▸ COLLECTED DATA:
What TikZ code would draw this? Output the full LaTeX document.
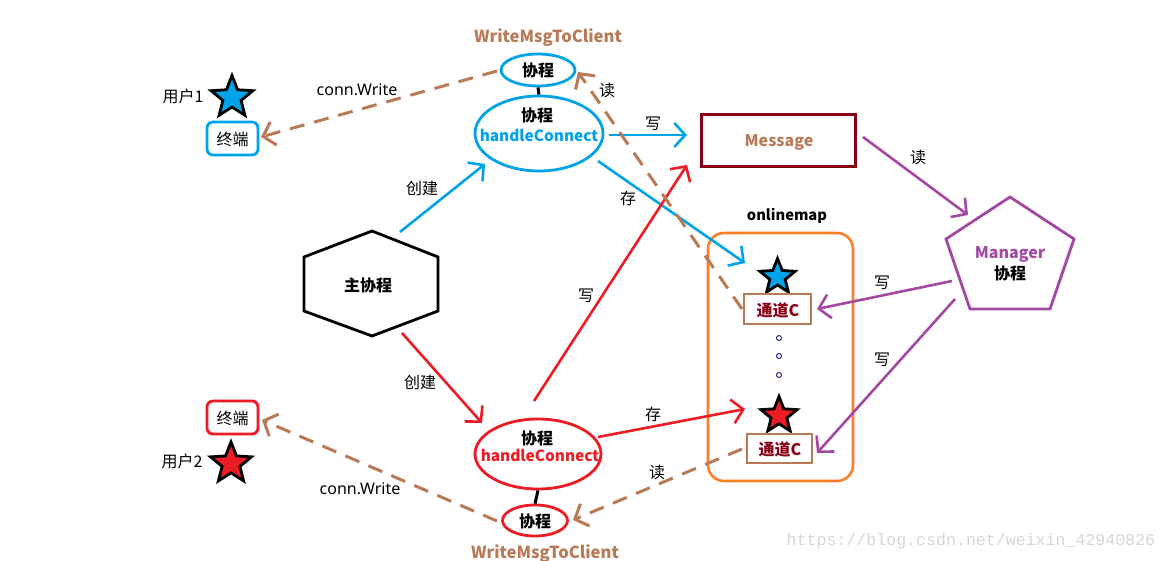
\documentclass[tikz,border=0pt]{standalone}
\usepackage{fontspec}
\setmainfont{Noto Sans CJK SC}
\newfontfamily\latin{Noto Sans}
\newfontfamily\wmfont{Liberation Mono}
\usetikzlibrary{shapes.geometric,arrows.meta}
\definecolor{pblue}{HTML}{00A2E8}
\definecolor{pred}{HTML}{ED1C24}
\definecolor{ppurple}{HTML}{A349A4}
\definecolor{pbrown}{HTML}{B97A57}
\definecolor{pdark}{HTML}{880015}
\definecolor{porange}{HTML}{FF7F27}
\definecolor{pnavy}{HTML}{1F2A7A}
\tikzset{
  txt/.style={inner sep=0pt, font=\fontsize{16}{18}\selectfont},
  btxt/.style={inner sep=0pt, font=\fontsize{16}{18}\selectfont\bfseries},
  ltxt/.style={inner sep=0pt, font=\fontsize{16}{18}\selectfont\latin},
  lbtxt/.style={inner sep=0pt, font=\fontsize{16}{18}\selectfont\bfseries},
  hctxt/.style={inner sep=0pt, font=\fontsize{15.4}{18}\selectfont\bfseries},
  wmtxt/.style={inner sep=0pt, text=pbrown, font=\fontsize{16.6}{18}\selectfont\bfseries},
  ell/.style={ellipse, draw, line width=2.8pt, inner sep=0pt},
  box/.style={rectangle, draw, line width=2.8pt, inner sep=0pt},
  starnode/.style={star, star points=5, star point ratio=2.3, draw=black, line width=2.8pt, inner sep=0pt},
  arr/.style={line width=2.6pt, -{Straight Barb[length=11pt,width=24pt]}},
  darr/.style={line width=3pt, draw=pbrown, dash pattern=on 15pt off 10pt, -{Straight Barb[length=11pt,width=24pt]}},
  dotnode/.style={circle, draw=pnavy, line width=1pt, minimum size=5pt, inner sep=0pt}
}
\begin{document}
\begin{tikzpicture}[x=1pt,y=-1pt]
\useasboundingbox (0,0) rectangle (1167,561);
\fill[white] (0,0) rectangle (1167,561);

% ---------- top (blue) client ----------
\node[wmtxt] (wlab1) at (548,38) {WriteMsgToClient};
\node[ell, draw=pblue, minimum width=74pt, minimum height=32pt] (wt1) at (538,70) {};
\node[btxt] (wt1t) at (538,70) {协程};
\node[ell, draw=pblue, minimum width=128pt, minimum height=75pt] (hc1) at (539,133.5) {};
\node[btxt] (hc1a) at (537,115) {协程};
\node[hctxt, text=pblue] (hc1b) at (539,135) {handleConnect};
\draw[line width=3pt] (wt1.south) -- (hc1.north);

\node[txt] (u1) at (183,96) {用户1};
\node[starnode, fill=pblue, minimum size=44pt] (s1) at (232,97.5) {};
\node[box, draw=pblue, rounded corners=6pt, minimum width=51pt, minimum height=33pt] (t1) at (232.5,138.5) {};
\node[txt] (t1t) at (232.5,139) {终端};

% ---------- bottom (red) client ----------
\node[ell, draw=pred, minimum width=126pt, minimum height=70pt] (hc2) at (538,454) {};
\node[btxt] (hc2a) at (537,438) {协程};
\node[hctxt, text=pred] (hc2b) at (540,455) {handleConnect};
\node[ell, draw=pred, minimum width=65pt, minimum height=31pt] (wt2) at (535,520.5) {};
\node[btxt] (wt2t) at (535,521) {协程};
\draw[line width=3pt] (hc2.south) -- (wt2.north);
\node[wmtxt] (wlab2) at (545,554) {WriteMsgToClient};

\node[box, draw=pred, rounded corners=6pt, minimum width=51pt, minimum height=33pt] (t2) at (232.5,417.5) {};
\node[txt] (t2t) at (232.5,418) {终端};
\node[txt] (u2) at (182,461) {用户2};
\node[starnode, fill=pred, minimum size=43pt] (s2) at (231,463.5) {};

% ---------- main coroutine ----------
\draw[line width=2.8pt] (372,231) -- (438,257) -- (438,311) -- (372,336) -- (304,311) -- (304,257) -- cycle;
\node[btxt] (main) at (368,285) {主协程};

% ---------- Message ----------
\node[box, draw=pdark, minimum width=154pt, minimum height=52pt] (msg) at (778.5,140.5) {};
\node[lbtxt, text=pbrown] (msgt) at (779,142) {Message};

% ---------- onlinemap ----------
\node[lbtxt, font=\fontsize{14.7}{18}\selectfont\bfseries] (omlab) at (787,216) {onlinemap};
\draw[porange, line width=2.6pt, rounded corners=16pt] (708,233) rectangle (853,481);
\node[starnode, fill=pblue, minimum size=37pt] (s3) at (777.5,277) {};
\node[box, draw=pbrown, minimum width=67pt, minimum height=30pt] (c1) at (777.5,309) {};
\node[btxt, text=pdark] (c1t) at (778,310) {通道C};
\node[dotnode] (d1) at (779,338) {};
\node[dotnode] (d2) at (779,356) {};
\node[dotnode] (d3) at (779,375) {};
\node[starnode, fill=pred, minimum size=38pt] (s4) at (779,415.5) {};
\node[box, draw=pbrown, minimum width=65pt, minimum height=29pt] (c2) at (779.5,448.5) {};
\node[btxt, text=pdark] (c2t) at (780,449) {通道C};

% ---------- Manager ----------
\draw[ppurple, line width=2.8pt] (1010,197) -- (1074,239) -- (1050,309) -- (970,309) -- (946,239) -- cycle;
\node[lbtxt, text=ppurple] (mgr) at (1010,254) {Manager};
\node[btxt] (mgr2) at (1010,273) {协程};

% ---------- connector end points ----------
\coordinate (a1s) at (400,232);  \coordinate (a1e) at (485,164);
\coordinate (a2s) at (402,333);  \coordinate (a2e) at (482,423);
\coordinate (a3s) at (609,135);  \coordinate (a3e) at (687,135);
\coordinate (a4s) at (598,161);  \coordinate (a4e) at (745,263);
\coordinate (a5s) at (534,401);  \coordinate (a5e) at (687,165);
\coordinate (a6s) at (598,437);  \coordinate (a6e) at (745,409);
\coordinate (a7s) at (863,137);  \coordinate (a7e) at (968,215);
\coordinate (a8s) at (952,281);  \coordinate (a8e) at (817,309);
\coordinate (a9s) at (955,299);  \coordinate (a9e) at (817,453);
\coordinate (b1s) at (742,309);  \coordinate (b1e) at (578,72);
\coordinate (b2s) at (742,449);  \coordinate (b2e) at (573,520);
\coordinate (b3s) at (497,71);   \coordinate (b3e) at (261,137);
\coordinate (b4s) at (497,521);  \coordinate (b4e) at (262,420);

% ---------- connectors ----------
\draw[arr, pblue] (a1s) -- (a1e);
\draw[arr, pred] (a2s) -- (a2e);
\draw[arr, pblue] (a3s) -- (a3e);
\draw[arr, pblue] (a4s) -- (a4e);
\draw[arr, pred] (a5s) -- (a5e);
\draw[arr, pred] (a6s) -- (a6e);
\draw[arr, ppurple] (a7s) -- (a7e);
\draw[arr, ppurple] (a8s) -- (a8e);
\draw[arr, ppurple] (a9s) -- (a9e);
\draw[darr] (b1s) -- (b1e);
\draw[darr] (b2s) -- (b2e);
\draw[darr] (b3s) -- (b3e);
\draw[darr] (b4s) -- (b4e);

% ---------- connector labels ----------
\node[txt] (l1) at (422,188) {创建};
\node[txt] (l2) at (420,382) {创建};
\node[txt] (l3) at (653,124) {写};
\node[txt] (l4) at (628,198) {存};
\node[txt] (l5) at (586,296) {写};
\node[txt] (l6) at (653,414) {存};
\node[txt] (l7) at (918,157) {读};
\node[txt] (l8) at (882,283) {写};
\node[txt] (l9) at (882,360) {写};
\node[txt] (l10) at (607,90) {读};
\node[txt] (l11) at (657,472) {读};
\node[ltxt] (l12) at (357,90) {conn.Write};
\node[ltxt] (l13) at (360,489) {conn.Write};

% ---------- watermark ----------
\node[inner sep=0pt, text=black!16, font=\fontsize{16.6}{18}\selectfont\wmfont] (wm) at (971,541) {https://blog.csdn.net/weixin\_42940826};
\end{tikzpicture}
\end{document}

▸ EXERCISE BRIEF: Repeat, exactly and in full, each line from the start of the data to the line that contains "(t1t) at (232.5,139)". Pictures do not go in.

▸ RESPONSE BELOW:
What TikZ code would draw this? Output the full LaTeX document.
\documentclass[tikz,border=0pt]{standalone}
\usepackage{fontspec}
\setmainfont{Noto Sans CJK SC}
\newfontfamily\latin{Noto Sans}
\newfontfamily\wmfont{Liberation Mono}
\usetikzlibrary{shapes.geometric,arrows.meta}
\definecolor{pblue}{HTML}{00A2E8}
\definecolor{pred}{HTML}{ED1C24}
\definecolor{ppurple}{HTML}{A349A4}
\definecolor{pbrown}{HTML}{B97A57}
\definecolor{pdark}{HTML}{880015}
\definecolor{porange}{HTML}{FF7F27}
\definecolor{pnavy}{HTML}{1F2A7A}
\tikzset{
  txt/.style={inner sep=0pt, font=\fontsize{16}{18}\selectfont},
  btxt/.style={inner sep=0pt, font=\fontsize{16}{18}\selectfont\bfseries},
  ltxt/.style={inner sep=0pt, font=\fontsize{16}{18}\selectfont\latin},
  lbtxt/.style={inner sep=0pt, font=\fontsize{16}{18}\selectfont\bfseries},
  hctxt/.style={inner sep=0pt, font=\fontsize{15.4}{18}\selectfont\bfseries},
  wmtxt/.style={inner sep=0pt, text=pbrown, font=\fontsize{16.6}{18}\selectfont\bfseries},
  ell/.style={ellipse, draw, line width=2.8pt, inner sep=0pt},
  box/.style={rectangle, draw, line width=2.8pt, inner sep=0pt},
  starnode/.style={star, star points=5, star point ratio=2.3, draw=black, line width=2.8pt, inner sep=0pt},
  arr/.style={line width=2.6pt, -{Straight Barb[length=11pt,width=24pt]}},
  darr/.style={line width=3pt, draw=pbrown, dash pattern=on 15pt off 10pt, -{Straight Barb[length=11pt,width=24pt]}},
  dotnode/.style={circle, draw=pnavy, line width=1pt, minimum size=5pt, inner sep=0pt}
}
\begin{document}
\begin{tikzpicture}[x=1pt,y=-1pt]
\useasboundingbox (0,0) rectangle (1167,561);
\fill[white] (0,0) rectangle (1167,561);

% ---------- top (blue) client ----------
\node[wmtxt] (wlab1) at (548,38) {WriteMsgToClient};
\node[ell, draw=pblue, minimum width=74pt, minimum height=32pt] (wt1) at (538,70) {};
\node[btxt] (wt1t) at (538,70) {协程};
\node[ell, draw=pblue, minimum width=128pt, minimum height=75pt] (hc1) at (539,133.5) {};
\node[btxt] (hc1a) at (537,115) {协程};
\node[hctxt, text=pblue] (hc1b) at (539,135) {handleConnect};
\draw[line width=3pt] (wt1.south) -- (hc1.north);

\node[txt] (u1) at (183,96) {用户1};
\node[starnode, fill=pblue, minimum size=44pt] (s1) at (232,97.5) {};
\node[box, draw=pblue, rounded corners=6pt, minimum width=51pt, minimum height=33pt] (t1) at (232.5,138.5) {};
\node[txt] (t1t) at (232.5,139) {终端};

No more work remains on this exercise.